■ **Records for the task**
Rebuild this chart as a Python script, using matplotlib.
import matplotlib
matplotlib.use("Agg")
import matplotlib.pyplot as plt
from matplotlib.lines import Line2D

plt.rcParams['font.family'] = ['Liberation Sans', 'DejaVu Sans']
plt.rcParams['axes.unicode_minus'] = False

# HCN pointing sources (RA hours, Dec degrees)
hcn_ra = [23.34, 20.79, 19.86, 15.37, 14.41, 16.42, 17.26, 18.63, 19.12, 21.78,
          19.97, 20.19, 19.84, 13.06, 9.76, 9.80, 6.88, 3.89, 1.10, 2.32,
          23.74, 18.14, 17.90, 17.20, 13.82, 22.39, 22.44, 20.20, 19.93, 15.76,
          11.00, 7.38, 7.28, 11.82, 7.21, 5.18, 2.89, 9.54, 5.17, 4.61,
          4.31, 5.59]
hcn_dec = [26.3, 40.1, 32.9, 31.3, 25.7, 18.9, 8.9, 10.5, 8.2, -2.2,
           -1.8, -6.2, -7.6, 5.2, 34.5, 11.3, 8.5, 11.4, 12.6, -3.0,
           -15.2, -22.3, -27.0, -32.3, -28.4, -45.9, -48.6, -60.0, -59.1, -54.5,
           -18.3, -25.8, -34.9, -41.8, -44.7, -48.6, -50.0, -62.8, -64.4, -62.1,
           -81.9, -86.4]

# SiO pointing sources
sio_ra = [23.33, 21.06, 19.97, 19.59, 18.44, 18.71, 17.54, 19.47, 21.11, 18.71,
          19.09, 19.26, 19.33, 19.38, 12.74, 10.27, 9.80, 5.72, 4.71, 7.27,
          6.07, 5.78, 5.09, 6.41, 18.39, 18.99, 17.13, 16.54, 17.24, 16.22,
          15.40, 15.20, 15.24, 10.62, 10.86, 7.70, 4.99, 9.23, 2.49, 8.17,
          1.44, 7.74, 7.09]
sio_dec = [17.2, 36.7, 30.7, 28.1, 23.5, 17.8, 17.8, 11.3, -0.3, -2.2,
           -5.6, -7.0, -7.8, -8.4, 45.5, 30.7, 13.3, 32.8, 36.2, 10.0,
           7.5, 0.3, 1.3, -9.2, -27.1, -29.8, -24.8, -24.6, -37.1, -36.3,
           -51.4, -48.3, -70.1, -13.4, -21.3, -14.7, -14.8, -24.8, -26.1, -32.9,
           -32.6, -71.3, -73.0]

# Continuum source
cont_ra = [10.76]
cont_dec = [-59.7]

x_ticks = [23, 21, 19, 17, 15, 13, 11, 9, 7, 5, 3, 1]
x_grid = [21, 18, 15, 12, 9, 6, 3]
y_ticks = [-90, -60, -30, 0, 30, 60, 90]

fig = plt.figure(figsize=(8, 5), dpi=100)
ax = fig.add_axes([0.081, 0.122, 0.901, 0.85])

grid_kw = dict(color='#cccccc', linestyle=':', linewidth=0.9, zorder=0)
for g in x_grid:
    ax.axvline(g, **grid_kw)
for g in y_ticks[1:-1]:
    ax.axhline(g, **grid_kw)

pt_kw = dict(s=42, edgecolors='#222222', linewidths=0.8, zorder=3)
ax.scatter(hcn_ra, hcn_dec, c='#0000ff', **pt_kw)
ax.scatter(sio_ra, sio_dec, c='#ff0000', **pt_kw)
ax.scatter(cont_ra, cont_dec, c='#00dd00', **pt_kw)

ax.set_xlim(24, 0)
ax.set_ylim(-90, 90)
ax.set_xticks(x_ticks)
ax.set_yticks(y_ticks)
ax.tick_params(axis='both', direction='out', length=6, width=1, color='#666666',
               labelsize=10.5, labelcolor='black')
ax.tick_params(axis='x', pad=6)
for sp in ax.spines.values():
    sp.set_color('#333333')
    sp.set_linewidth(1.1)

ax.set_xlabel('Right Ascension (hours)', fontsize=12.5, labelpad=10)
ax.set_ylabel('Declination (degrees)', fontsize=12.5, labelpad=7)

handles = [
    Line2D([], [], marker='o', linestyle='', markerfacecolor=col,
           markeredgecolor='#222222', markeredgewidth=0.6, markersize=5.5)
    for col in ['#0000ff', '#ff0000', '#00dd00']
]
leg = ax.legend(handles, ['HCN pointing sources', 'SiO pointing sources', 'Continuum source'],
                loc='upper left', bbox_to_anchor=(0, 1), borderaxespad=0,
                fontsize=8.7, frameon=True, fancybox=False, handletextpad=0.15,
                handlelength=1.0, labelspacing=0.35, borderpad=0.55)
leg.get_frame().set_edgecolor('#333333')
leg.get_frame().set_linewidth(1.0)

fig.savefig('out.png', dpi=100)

* * *

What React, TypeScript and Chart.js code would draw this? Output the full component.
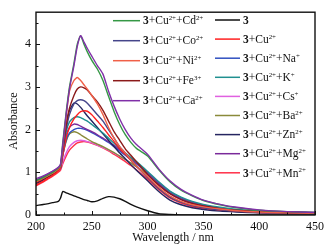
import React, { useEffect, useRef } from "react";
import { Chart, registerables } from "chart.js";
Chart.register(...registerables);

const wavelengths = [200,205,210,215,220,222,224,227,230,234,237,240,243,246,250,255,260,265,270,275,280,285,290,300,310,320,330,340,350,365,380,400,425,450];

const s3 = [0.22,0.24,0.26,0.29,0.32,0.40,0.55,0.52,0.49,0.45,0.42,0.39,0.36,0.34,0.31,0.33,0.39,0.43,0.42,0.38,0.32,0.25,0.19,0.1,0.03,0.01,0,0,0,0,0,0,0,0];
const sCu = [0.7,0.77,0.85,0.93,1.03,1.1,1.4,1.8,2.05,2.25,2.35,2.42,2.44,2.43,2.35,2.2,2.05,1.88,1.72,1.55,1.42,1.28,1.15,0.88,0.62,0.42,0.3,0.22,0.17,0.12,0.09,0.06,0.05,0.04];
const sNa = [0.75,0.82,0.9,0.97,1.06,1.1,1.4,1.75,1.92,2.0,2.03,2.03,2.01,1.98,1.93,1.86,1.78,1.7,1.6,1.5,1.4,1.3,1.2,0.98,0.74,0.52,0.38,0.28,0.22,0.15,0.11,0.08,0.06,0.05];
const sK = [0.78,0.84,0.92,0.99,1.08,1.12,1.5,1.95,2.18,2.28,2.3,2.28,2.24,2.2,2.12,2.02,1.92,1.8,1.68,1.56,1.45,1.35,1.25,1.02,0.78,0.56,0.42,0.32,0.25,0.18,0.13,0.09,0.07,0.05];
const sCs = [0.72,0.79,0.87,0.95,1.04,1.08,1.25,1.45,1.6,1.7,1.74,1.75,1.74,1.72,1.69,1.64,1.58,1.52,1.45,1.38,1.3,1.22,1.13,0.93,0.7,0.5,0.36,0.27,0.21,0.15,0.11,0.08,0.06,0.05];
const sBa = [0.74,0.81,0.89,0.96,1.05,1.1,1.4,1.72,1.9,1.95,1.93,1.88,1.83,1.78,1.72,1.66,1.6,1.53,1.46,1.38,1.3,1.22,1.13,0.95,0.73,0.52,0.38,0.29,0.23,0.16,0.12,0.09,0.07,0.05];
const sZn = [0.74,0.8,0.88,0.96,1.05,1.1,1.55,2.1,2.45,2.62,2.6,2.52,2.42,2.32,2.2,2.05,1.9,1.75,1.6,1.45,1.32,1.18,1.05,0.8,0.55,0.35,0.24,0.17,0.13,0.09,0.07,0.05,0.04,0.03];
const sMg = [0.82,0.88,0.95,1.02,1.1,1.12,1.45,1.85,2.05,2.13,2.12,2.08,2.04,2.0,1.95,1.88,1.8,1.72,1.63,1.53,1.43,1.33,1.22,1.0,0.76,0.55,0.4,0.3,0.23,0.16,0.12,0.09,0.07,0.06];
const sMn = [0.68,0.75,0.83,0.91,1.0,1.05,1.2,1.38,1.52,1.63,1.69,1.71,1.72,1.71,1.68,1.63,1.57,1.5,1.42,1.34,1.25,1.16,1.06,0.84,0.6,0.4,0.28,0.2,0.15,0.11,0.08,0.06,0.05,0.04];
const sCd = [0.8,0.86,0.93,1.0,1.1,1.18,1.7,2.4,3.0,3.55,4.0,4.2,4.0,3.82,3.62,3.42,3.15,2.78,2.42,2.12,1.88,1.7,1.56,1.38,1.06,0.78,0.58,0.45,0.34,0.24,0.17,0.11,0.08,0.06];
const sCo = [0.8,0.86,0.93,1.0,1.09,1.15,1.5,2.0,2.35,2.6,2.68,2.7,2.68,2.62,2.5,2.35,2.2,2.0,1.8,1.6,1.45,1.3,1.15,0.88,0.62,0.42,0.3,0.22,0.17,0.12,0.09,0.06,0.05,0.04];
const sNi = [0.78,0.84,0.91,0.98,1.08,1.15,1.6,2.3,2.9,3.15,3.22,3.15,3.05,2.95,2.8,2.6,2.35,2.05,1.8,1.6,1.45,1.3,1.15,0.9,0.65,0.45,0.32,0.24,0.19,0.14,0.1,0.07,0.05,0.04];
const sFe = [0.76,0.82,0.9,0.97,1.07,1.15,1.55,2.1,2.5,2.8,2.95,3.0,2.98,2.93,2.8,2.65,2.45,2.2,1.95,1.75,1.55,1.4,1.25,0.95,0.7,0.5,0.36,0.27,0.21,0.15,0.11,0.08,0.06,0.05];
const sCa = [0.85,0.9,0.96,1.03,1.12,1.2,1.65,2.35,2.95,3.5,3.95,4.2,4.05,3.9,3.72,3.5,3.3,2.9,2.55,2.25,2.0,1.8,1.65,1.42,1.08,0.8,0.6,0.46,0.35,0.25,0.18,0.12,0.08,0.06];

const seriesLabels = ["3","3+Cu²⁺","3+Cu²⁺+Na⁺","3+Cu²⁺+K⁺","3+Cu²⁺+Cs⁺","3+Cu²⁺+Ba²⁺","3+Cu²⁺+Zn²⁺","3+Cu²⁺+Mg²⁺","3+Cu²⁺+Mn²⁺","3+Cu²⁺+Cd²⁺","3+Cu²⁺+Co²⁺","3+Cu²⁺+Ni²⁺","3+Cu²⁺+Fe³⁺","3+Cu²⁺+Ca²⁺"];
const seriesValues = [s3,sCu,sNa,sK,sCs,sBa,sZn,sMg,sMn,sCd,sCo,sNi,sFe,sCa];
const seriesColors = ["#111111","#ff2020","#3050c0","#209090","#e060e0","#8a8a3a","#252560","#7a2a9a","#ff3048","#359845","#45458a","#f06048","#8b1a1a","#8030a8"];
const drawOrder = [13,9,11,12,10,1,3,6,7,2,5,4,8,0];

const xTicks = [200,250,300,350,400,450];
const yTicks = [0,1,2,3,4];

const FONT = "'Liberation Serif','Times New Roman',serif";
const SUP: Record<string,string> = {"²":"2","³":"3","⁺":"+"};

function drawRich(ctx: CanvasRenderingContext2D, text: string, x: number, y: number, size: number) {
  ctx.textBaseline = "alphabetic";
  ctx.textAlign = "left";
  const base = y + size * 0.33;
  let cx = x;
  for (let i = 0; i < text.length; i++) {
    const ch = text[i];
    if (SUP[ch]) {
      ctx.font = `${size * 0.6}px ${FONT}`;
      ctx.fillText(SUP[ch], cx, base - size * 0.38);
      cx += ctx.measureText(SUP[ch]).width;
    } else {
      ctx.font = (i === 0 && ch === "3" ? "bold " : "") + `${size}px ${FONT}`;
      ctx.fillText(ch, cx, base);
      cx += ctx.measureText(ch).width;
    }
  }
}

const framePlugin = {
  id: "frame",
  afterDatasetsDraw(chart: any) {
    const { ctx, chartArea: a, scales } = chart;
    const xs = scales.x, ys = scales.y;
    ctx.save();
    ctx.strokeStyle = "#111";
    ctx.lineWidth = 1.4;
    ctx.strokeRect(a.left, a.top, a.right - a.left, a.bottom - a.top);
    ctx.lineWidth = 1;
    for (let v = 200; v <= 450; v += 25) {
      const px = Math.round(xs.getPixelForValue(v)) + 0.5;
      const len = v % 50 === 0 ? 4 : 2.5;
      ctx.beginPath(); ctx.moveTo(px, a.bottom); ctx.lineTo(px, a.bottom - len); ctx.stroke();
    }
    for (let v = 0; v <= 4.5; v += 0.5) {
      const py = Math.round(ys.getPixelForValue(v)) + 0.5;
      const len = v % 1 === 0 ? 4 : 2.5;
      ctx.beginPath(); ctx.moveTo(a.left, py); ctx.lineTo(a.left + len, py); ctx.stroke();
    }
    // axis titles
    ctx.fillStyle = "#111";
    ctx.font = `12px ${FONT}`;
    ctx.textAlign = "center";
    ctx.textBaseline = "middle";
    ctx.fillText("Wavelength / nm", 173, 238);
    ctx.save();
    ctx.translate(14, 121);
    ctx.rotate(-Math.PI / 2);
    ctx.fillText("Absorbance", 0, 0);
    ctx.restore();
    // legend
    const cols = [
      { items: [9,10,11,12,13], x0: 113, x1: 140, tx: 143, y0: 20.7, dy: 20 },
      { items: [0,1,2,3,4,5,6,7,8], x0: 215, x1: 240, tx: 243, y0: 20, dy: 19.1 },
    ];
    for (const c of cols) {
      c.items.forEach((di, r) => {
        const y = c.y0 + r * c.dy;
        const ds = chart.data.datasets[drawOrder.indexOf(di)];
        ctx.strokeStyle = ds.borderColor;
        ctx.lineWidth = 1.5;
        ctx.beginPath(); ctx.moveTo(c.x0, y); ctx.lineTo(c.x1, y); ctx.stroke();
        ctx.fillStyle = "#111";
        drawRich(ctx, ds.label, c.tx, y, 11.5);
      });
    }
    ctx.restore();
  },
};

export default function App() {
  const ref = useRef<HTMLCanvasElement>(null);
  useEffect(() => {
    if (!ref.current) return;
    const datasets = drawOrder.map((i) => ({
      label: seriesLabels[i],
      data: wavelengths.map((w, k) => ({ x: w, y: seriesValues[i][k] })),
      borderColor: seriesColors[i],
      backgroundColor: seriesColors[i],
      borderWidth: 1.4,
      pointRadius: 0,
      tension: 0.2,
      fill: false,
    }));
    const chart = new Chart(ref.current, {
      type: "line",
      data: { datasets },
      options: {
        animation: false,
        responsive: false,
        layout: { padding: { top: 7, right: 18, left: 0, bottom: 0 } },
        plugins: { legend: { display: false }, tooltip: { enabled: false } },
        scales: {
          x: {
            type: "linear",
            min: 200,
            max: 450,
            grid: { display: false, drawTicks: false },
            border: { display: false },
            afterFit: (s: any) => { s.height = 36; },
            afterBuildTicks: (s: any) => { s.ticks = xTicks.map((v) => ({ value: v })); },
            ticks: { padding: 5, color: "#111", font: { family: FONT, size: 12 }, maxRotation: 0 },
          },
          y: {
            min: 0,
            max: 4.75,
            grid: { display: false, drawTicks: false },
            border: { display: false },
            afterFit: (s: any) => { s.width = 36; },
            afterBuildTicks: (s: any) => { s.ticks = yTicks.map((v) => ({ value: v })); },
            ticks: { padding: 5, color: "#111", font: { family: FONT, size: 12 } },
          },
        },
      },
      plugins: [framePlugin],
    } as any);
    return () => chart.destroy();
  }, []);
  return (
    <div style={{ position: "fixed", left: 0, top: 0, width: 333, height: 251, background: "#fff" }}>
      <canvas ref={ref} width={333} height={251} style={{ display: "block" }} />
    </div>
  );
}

* * *

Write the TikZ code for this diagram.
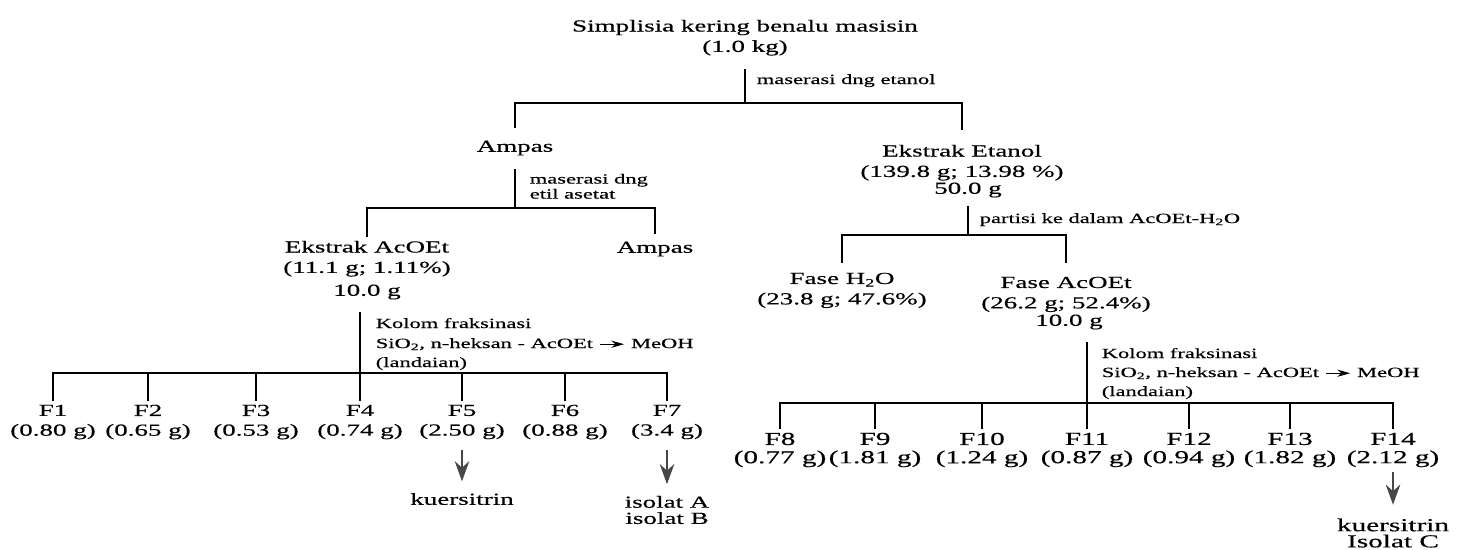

■ **What you have to do**
Look through the entries above and quote exactly the lines from the line with "Rebuild this chart" to the line with "-81.9, -86.4]", counting both of those lines.

■ **Exercise result**
Rebuild this chart as a Python script, using matplotlib.
import matplotlib
matplotlib.use("Agg")
import matplotlib.pyplot as plt
from matplotlib.lines import Line2D

plt.rcParams['font.family'] = ['Liberation Sans', 'DejaVu Sans']
plt.rcParams['axes.unicode_minus'] = False

# HCN pointing sources (RA hours, Dec degrees)
hcn_ra = [23.34, 20.79, 19.86, 15.37, 14.41, 16.42, 17.26, 18.63, 19.12, 21.78,
          19.97, 20.19, 19.84, 13.06, 9.76, 9.80, 6.88, 3.89, 1.10, 2.32,
          23.74, 18.14, 17.90, 17.20, 13.82, 22.39, 22.44, 20.20, 19.93, 15.76,
          11.00, 7.38, 7.28, 11.82, 7.21, 5.18, 2.89, 9.54, 5.17, 4.61,
          4.31, 5.59]
hcn_dec = [26.3, 40.1, 32.9, 31.3, 25.7, 18.9, 8.9, 10.5, 8.2, -2.2,
           -1.8, -6.2, -7.6, 5.2, 34.5, 11.3, 8.5, 11.4, 12.6, -3.0,
           -15.2, -22.3, -27.0, -32.3, -28.4, -45.9, -48.6, -60.0, -59.1, -54.5,
           -18.3, -25.8, -34.9, -41.8, -44.7, -48.6, -50.0, -62.8, -64.4, -62.1,
           -81.9, -86.4]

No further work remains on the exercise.